Stored data:
>> start
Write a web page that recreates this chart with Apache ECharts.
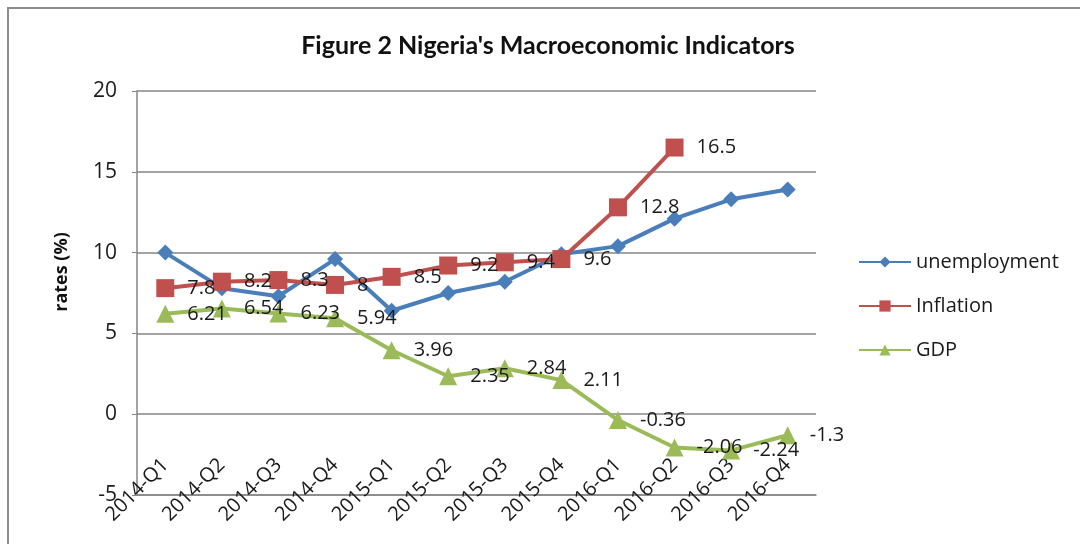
<!DOCTYPE html>
<html><head><meta charset="utf-8">
<script src="https://cdn.jsdelivr.net/npm/echarts@6/dist/echarts.min.js"></script>
<style>html,body{margin:0;padding:0;background:#fff}#c{width:1080px;height:544px}</style>
</head><body><div id="c"></div>
<script>
const categories = ['2014-Q1','2014-Q2','2014-Q3','2014-Q4','2015-Q1','2015-Q2','2015-Q3','2015-Q4','2016-Q1','2016-Q2','2016-Q3','2016-Q4'];
const unemployment = [10.0, 7.8, 7.3, 9.6, 6.4, 7.5, 8.2, 9.9, 10.4, 12.1, 13.3, 13.9];
const inflation = [7.8, 8.2, 8.3, 8, 8.5, 9.2, 9.4, 9.6, 12.8, 16.5, null, null];
const gdp = [6.21, 6.54, 6.23, 5.94, 3.96, 2.35, 2.84, 2.11, -0.36, -2.06, -2.24, -1.3];
const yTicks = [-5, 0, 5, 10, 15, 20];

const FONT = 'Open Sans';
const TXT = '#1a1a1a';
const chart = echarts.init(document.getElementById('c'));
const lbl = {show:true, position:'right', distance:13, color:TXT, fontSize:20, fontFamily:FONT};
chart.setOption({
  animation:false,
  backgroundColor:'#fff',
  title:{text:"Figure 2 Nigeria's Macroeconomic Indicators", left:543, textAlign:'center', top:28,
    textStyle:{fontFamily:'Lato', fontWeight:'bold', fontSize:25, color:'#111'}},
  graphic:[{type:'rect', shape:{x:8,y:8,width:1100,height:560}, style:{fill:'none', stroke:'#8c8c8c', lineWidth:2}, z:-1}],
  legend:{orient:'vertical', left:853, top:247, itemGap:24, itemWidth:52, itemHeight:14,
    textStyle:{fontFamily:FONT, fontSize:20, color:TXT},
    data:['unemployment','Inflation','GDP']},
  grid:{left:137, right:264, top:91, bottom:49, containLabel:false, outerBoundsMode:'none'},
  xAxis:{type:'category', data:categories, boundaryGap:true,
    axisLine:{onZero:false, lineStyle:{color:'#868686', width:1.5}},
    axisTick:{show:false},
    axisLabel:{interval:0, rotate:45, margin:-33, color:TXT, fontSize:20, fontFamily:FONT}},
  yAxis:{type:'value', min:yTicks[0], max:yTicks[yTicks.length-1], interval:5,
    name:'rates (%)', nameLocation:'middle', nameGap:66, nameRotate:90,
    nameTextStyle:{fontFamily:FONT, fontWeight:'bold', fontSize:18, color:'#111', padding:[0,0,0,42]},
    axisLine:{show:true, lineStyle:{color:'#868686', width:1.5}},
    axisTick:{show:true, length:5, lineStyle:{color:'#868686'}},
    splitLine:{lineStyle:{color:'#868686', width:1.5}},
    axisLabel:{color:TXT, fontSize:21, fontFamily:FONT, margin:20}},
  series:[
    {name:'unemployment', type:'line', data:unemployment, symbol:'diamond', symbolSize:16,
      itemStyle:{color:'#4a7ebb'}, lineStyle:{color:'#4a7ebb', width:4}},
    {name:'Inflation', type:'line', data:inflation, symbol:'rect', symbolSize:18,
      itemStyle:{color:'#c0504d'}, lineStyle:{color:'#c0504d', width:4}, label:lbl},
    {name:'GDP', type:'line', data:gdp, symbol:'triangle', symbolSize:18,
      itemStyle:{color:'#9bbb59'}, lineStyle:{color:'#9bbb59', width:4}, label:lbl}
  ]
});
</script></body></html>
>> end
Brief:
Leave out the pictures and reproduce the rest of the listing exactly.

The output:
Write a web page that recreates this chart with Apache ECharts.
<!DOCTYPE html>
<html><head><meta charset="utf-8">
<script src="https://cdn.jsdelivr.net/npm/echarts@6/dist/echarts.min.js"></script>
<style>html,body{margin:0;padding:0;background:#fff}#c{width:1080px;height:544px}</style>
</head><body><div id="c"></div>
<script>
const categories = ['2014-Q1','2014-Q2','2014-Q3','2014-Q4','2015-Q1','2015-Q2','2015-Q3','2015-Q4','2016-Q1','2016-Q2','2016-Q3','2016-Q4'];
const unemployment = [10.0, 7.8, 7.3, 9.6, 6.4, 7.5, 8.2, 9.9, 10.4, 12.1, 13.3, 13.9];
const inflation = [7.8, 8.2, 8.3, 8, 8.5, 9.2, 9.4, 9.6, 12.8, 16.5, null, null];
const gdp = [6.21, 6.54, 6.23, 5.94, 3.96, 2.35, 2.84, 2.11, -0.36, -2.06, -2.24, -1.3];
const yTicks = [-5, 0, 5, 10, 15, 20];

const FONT = 'Open Sans';
const TXT = '#1a1a1a';
const chart = echarts.init(document.getElementById('c'));
const lbl = {show:true, position:'right', distance:13, color:TXT, fontSize:20, fontFamily:FONT};
chart.setOption({
  animation:false,
  backgroundColor:'#fff',
  title:{text:"Figure 2 Nigeria's Macroeconomic Indicators", left:543, textAlign:'center', top:28,
    textStyle:{fontFamily:'Lato', fontWeight:'bold', fontSize:25, color:'#111'}},
  graphic:[{type:'rect', shape:{x:8,y:8,width:1100,height:560}, style:{fill:'none', stroke:'#8c8c8c', lineWidth:2}, z:-1}],
  legend:{orient:'vertical', left:853, top:247, itemGap:24, itemWidth:52, itemHeight:14,
    textStyle:{fontFamily:FONT, fontSize:20, color:TXT},
    data:['unemployment','Inflation','GDP']},
  grid:{left:137, right:264, top:91, bottom:49, containLabel:false, outerBoundsMode:'none'},
  xAxis:{type:'category', data:categories, boundaryGap:true,
    axisLine:{onZero:false, lineStyle:{color:'#868686', width:1.5}},
    axisTick:{show:false},
    axisLabel:{interval:0, rotate:45, margin:-33, color:TXT, fontSize:20, fontFamily:FONT}},
  yAxis:{type:'value', min:yTicks[0], max:yTicks[yTicks.length-1], interval:5,
    name:'rates (%)', nameLocation:'middle', nameGap:66, nameRotate:90,
    nameTextStyle:{fontFamily:FONT, fontWeight:'bold', fontSize:18, color:'#111', padding:[0,0,0,42]},
    axisLine:{show:true, lineStyle:{color:'#868686', width:1.5}},
    axisTick:{show:true, length:5, lineStyle:{color:'#868686'}},
    splitLine:{lineStyle:{color:'#868686', width:1.5}},
    axisLabel:{color:TXT, fontSize:21, fontFamily:FONT, margin:20}},
  series:[
    {name:'unemployment', type:'line', data:unemployment, symbol:'diamond', symbolSize:16,
      itemStyle:{color:'#4a7ebb'}, lineStyle:{color:'#4a7ebb', width:4}},
    {name:'Inflation', type:'line', data:inflation, symbol:'rect', symbolSize:18,
      itemStyle:{color:'#c0504d'}, lineStyle:{color:'#c0504d', width:4}, label:lbl},
    {name:'GDP', type:'line', data:gdp, symbol:'triangle', symbolSize:18,
      itemStyle:{color:'#9bbb59'}, lineStyle:{color:'#9bbb59', width:4}, label:lbl}
  ]
});
</script></body></html>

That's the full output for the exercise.